Islamabad’s continuous support to extremist groups that engage in cross-border terrorism remains the chief obstacle to talks with India, the United States said on Tuesday while asserting that it supports a direct dialogue between India and Pakistan as outlined in the Shimla Agreement.
Acting Assistant Secretary of State for South and Central Asia Alice G Wells said, “we believe that direct dialogue between India and Pakistan, as outlined in the 1972 Shimla Agreement, holds the most potential for reducing tensions.”
Wells’ comments were made to the Subcommittee on Asia, the Pacific, and Nonproliferation of the House Foreign Affairs Committee in Washington.
During 2006-2007 backchannel negotiations, India and Pakistan made significant progress on a number of issues which also includes Kashmir, she said.

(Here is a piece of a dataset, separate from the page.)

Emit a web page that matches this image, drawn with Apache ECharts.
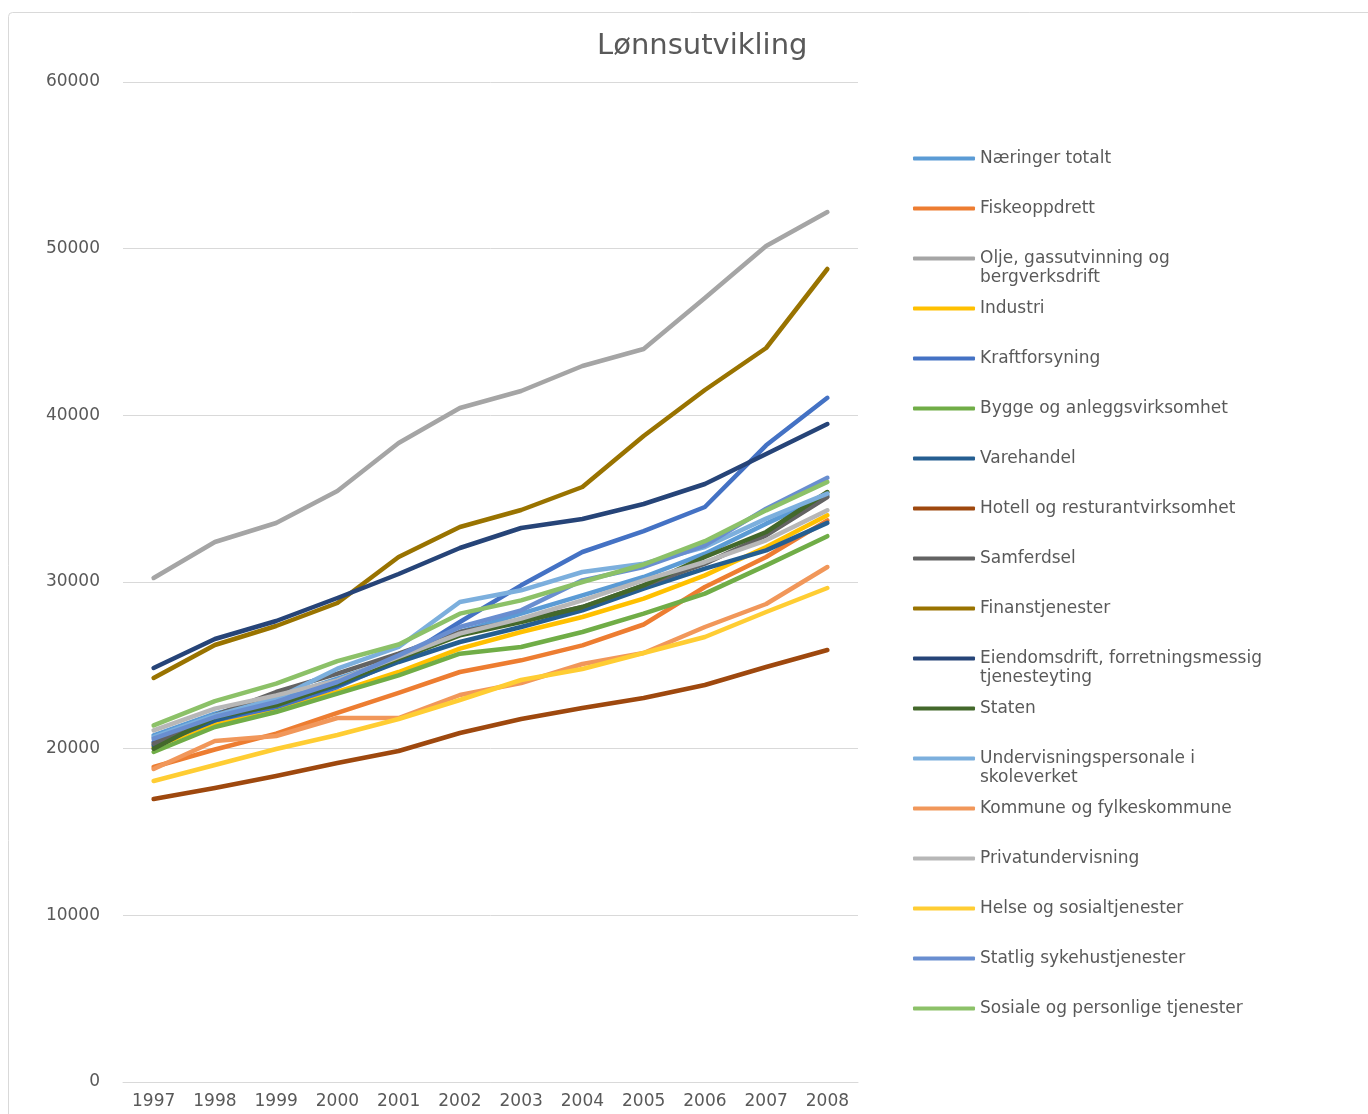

“Restarting a productive bilateral dialogue requires building trust, and the chief obstacle remains Pakistan’s continued support for extremist groups that engage in cross-border terrorism,” Wells said. “Pakistan’s harbouring of terrorist groups like Lashkar-e-Taiba and Jaish-e-Mohammed, which seek to foment violence across the Line of Control, is destabilising, and Pakistani authorities remain accountable for their actions,” she said in what can be seen as a warning to Pakistan.
“We believe the foundation of any successful dialogue between India and Pakistan is based on Pakistan taking sustained and irreversible steps against militants and terrorists in its territory,” Wells said.
Both President Donald Trump and Secretary of State Mike Pompeo have met and spoken with their Indian and Pakistani counterparts’ multiple times to encourage dialogue, she said.